* Exercise goal: Every line with the word "this" in it should be extracted from the data that follows.

* Given entries:
┄┄┄┄┄┄┄┄┄┄┄┄┄┄┄┄┄┄┄┄
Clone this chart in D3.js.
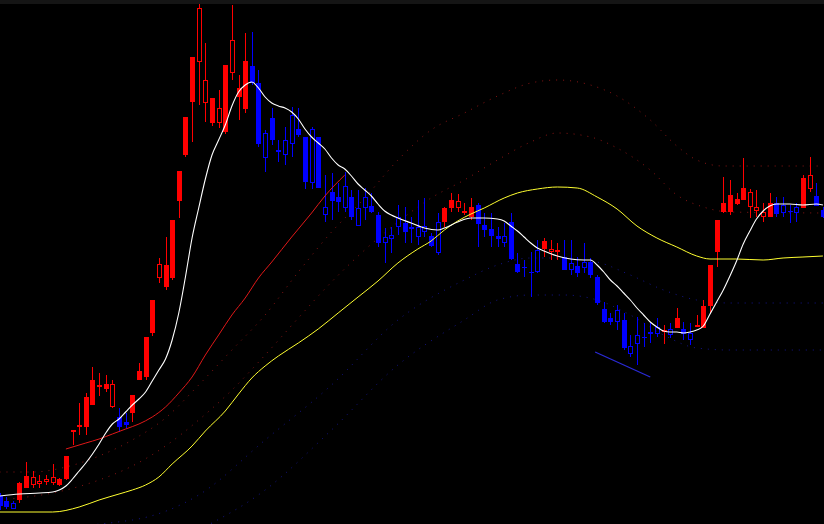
┄┄┄┄┄┄┄┄┄┄┄┄┄┄┄┄┄┄┄┄
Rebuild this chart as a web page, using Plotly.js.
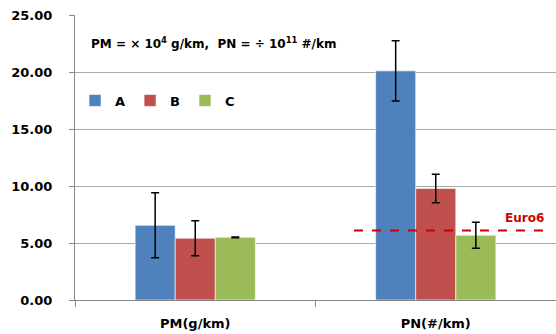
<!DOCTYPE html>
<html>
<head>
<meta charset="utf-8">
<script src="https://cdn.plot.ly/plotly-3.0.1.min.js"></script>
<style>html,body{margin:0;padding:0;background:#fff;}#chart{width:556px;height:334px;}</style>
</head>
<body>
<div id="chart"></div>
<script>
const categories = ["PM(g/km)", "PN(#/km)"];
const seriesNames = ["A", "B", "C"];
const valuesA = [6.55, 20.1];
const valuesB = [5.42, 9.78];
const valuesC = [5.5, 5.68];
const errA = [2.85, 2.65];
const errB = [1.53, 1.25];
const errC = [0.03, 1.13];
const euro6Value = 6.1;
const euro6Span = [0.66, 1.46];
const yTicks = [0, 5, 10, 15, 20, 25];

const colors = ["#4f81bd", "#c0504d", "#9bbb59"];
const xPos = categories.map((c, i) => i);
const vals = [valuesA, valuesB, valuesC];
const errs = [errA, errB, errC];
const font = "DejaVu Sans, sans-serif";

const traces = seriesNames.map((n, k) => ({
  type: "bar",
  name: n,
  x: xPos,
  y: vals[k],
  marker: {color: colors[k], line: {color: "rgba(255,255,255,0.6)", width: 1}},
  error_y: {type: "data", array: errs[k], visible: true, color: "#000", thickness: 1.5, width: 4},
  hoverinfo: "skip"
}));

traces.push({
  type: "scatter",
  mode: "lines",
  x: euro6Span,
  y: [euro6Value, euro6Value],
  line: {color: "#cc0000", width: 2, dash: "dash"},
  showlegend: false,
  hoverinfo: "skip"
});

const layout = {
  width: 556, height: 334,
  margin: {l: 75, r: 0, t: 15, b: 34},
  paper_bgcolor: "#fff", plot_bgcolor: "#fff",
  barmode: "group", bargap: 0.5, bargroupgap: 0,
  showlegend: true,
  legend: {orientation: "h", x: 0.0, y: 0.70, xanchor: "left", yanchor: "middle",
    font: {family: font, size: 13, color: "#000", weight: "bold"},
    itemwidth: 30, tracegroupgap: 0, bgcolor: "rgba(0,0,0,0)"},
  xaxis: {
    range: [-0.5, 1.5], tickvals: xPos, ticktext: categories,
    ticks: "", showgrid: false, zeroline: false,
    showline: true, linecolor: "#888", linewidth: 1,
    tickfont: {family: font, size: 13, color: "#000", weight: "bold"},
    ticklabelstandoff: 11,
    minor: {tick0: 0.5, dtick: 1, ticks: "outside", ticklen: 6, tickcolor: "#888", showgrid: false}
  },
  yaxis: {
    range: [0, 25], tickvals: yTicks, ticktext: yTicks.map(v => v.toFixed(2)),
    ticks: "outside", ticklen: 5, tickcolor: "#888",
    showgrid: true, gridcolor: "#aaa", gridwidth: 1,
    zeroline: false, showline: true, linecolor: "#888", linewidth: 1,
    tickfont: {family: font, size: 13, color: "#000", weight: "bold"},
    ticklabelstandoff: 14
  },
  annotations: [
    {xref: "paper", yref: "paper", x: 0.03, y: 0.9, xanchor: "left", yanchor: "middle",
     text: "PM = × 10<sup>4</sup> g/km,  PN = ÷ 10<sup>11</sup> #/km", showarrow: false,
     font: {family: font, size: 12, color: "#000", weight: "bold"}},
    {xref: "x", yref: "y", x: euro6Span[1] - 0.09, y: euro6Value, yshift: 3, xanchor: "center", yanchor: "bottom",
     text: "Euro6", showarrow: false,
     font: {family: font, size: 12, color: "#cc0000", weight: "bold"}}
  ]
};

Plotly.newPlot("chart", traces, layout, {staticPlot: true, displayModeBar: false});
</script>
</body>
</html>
┄┄┄┄┄┄┄┄┄┄┄┄┄┄┄┄┄┄┄┄
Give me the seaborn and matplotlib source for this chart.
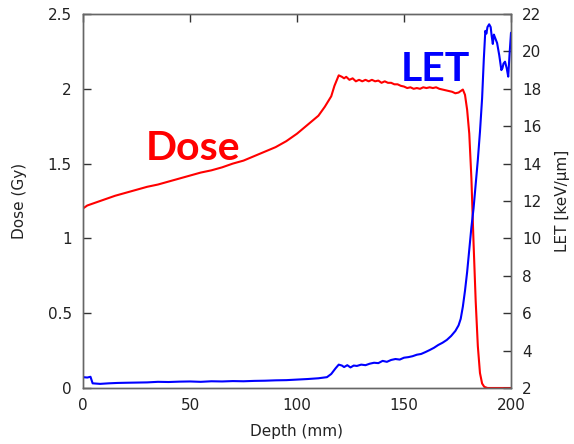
┄┄┄┄┄┄┄┄┄┄┄┄┄┄┄┄┄┄┄┄
* Result below:
Clone this chart in D3.js.
Rebuild this chart as a web page, using Plotly.js.
Give me the seaborn and matplotlib source for this chart.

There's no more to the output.